The "Persistent Lethal" Substance.—The importance of these considerations can hardly be exaggerated when we realise that, at any time, a substance possessing the same strategic value as mustard gas, but much more violent casualty effects, may be discovered. The Germans were certainly aware of these possibilities. According to the statement of an apparently reliable prisoner of the 30th R.I.R., July, 1918, the Regimental Gas Officer stated in a lecture that, as the Allies had used a new gas, the Germans were going to employ a "White Cross" gas shell. This gas was "stronger" than any of the gases at present in use; it possessed a persistence up to eight days, and could, therefore, not be used on the front for an assault. Its persistence was favoured by damp or misty weather and by the nature of the ground. Neither the German drum nor the masks of the Allies afforded protection against it. The last important German development consisted in the use of pumice impregnated with phosgene in their Livens bombs. It was clear that the Germans were attempting to produce a gas which was not only highly lethal but persistent.

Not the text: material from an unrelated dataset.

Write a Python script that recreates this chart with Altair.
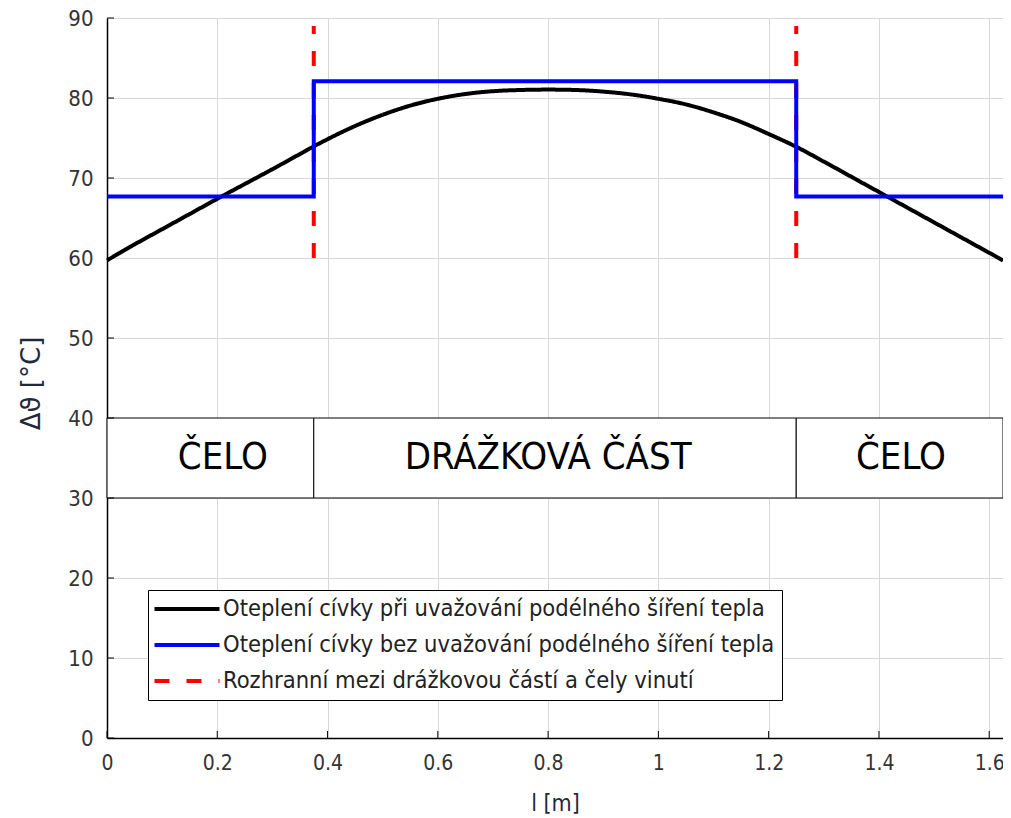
import altair as alt
import pandas as pd

# ---- data ----
l_curve = [0, 0.05, 0.1, 0.15, 0.2, 0.25, 0.3, 0.35, 0.375, 0.4, 0.45, 0.5, 0.55, 0.6,
           0.65, 0.7, 0.75, 0.8, 0.85, 0.9, 0.95, 1.0, 1.05, 1.1, 1.15, 1.2, 1.25,
           1.3, 1.35, 1.4, 1.45, 1.5, 1.55, 1.6, 1.625]
t_curve = [59.7, 61.7, 63.6, 65.5, 67.4, 69.25, 71.1, 73.0, 73.95, 74.85, 76.5, 77.9, 79.05, 79.9,
           80.5, 80.85, 81.0, 81.05, 81.0, 80.8, 80.45, 79.9, 79.2, 78.2, 77.0, 75.5, 73.9,
           72.05, 70.15, 68.25, 66.35, 64.45, 62.55, 60.65, 59.7]

step_l = [0, 0.375, 1.25, 1.625]
step_t = [67.7, 82.1, 67.7, 67.7]

iface_l = [0.375, 1.25]
iface_t = [60, 89]

sec_start = [0, 0.375, 1.25]
sec_end = [0.375, 1.25, 1.625]
sec_low, sec_high = 30, 40
sec_label = ["ČELO", "DRÁŽKOVÁ ČÁST", "ČELO"]
sec_label_l = [0.21, 0.80, 1.44]

series = [
    "Oteplení cívky při uvažování podélného šíření tepla",
    "Oteplení cívky bez uvažování podélného šíření tepla",
    "Rozhranní mezi drážkovou částí a čely vinutí",
]
x_ticks = [0, 0.2, 0.4, 0.6, 0.8, 1.0, 1.2, 1.4, 1.6]
y_ticks = [0, 10, 20, 30, 40, 50, 60, 70, 80, 90]

# ---- tables ----
df_curve = pd.DataFrame({"l": l_curve, "t": t_curve, "series": series[0]})
df_step = pd.DataFrame({"l": step_l, "t": step_t, "series": series[1]})
rows = []
for i, xv in enumerate(iface_l):
    for j, tv in enumerate(iface_t):
        rows.append({"l": xv, "t": tv, "series": series[2], "id": i, "ord": j})
df_iface = pd.DataFrame(rows)
df_sec = pd.DataFrame({"l": sec_start, "l2": sec_end, "t": sec_low, "t2": sec_high})
df_lab = pd.DataFrame({"l": sec_label_l, "label": sec_label, "t": (sec_low + sec_high) / 2})
df_xt = pd.DataFrame({"l": x_ticks})
df_yt = pd.DataFrame({"t": y_ticks})

FONT = "DejaVu Sans Condensed, Liberation Sans Narrow, Arial, sans-serif"
TFONT = "DejaVu Sans, Arial, sans-serif"
TITLE_COLOR = "#1f2a3c"

x_axis = alt.Axis(values=x_ticks, format="~g", title="l [m]", labelFont=FONT, labelFontSize=21,
                  labelColor="#333333", labelPadding=14, ticks=False, domainColor="#000000",
                  domainWidth=1.5, gridColor="#d8d8d8", gridWidth=1, titleFont=FONT,
                  titleFontSize=23, titleFontWeight="normal", titleColor=TITLE_COLOR,
                  titleBaseline="middle", titleY=65, labelFlush=False)
y_axis = alt.Axis(values=y_ticks, title="Δϑ [°C]", labelFont=FONT, labelFontSize=22,
                  labelColor="#333333", labelPadding=14, ticks=False, domainColor="#000000",
                  domainWidth=1.5, gridColor="#d8d8d8", gridWidth=1, titleFont=TFONT,
                  titleFontSize=26, titleFontWeight="normal", titleColor=TITLE_COLOR,
                  titleBaseline="middle", titleX=-76, titleY=365, labelFlush=False)

xs = alt.Scale(domain=[0, 1.625], nice=False, zero=False)
ys = alt.Scale(domain=[0, 90], nice=False, zero=False)


def X(field="l:Q"):
    return alt.X(field, scale=xs, axis=x_axis)


def Y(field="t:Q"):
    return alt.Y(field, scale=ys, axis=y_axis)


legend = alt.Legend(title=None, orient="none", legendX=41, legendY=572,
                    symbolType="M-3.25,0H3.25", symbolSize=400, symbolStrokeWidth=4,
                    symbolOffset=20, labelOffset=24,
                    labelFont=FONT, labelFontSize=23.5, labelColor="#222222", labelLimit=900,
                    strokeColor="#000000", fillColor="#ffffff", padding=7, rowPadding=12)

color = alt.Color("series:N", scale=alt.Scale(domain=series, range=["#000000", "#0000ff", "#ff0000"]),
                  legend=legend)
dash = alt.StrokeDash("series:N", scale=alt.Scale(domain=series, range=[[1, 0], [1, 0], [15, 17]]),
                      legend=legend)

sections = alt.Chart(df_sec).mark_rect(fill="#ffffff", stroke="#000000", strokeWidth=1).encode(
    x=X(), x2="l2:Q", y=Y(), y2="t2:Q")
sec_text = alt.Chart(df_lab).mark_text(font=FONT, fontSize=38, color="#000000",
                                       baseline="middle", align="center").encode(
    x=X(), y=Y(), text="label:N")

iface = alt.Chart(df_iface).mark_line(strokeWidth=4).encode(
    x=X(), y=Y(), color=color, strokeDash=dash, detail="id:N", order="ord:Q")
curve = alt.Chart(df_curve).mark_line(strokeWidth=4, interpolate="monotone").encode(
    x=X(), y=Y(), color=color, strokeDash=dash)
step = alt.Chart(df_step).mark_line(strokeWidth=4, interpolate="step-after").encode(
    x=X(), y=Y(), color=color, strokeDash=dash)

xt = alt.Chart(df_xt).mark_rule(color="#000000", strokeWidth=1).encode(
    x=X(), y=alt.value(720), y2=alt.value(713))
yt = alt.Chart(df_yt).mark_rule(color="#000000", strokeWidth=1).encode(
    y=Y(), x=alt.value(0), x2=alt.value(7))

chart = alt.layer(sections, sec_text, iface, curve, step, xt, yt).properties(
    width=896, height=720,
    padding={"left": 99, "top": 10, "right": 0, "bottom": 80},
    autosize=alt.AutoSizeParams(type="none"),
).configure_view(stroke=None).configure(background="#ffffff")

chart.save("out.html", embed_options={"renderer": "svg", "actions": False})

Following up this idea, we can forecast the use of a chemical which will not only permit the formation of defensive flanks, or pockets, in the enemy front, or in our own defensive positions, through their influence on Staff considerations with regard to casualties, but, by replacing the relatively mild casualty effect of mustard gas by a highly and rapidly lethal effect, will render these areas not only strategically, but physically, impassable. One of the most significant possibilities in chemical warfare development is the arrival of this type of the compound, the highly lethal, highly persistent chemical.

The Critical Range.—These considerations are very interesting from the military point of view. Consider the phenomenal amount of muscular energy required to organise any captured stretch of territory against counter-attack. The type of compound we have outlined is likely to change completely the aspect of attack and counter-attack. The Somme battlefield, for example, gave the impression of a series of defensive positions organised by the one side or the other after attack or counter-attack, in order to hold small gains of ground, which were never intended to represent the final advance. Successful progress from one trench system meant building another, under the pounding of the enemy's artillery, and the deadly fire of machine-guns, exposing, in this improvised system, large numbers of troops, among which casualties constituted a continuous drain upon eventual reserves. The arrival of the highly persistent lethal compound should provide an effective substitute for this laborious constructional protection in the shape of the persistent lethal barrage. This will render immediate counter-attack and near machine-gun fire very difficult. Automatically, fewer men will be needed to hold the advanced positions. It is true that, with the next attack, "kicking off" and assembly positions will be required, for these can be much more efficiently developed behind a deep chemical barrage and will demand the exposure of fewer men where more time is available for preparation. Such conditions, however, can only occur if one, side possesses some distinct advantage with regard to surprise by, or efficient protection against, the persistent lethal compound. When both sides are equally matched in this respect, a duel will arise in which the winner will be the one who can throw the critical concentrations of chemical into a given area at the greatest range. This might be called the "critical range." Herein lies the importance of the development of such weapons as the Livens projector, and the Germans had certainly grasped an important principle, when they used our own modified weapon against us with a much greater range than our own. If we admit the possibility of a persistent lethal compound, this question of critical range assumes outstanding importance.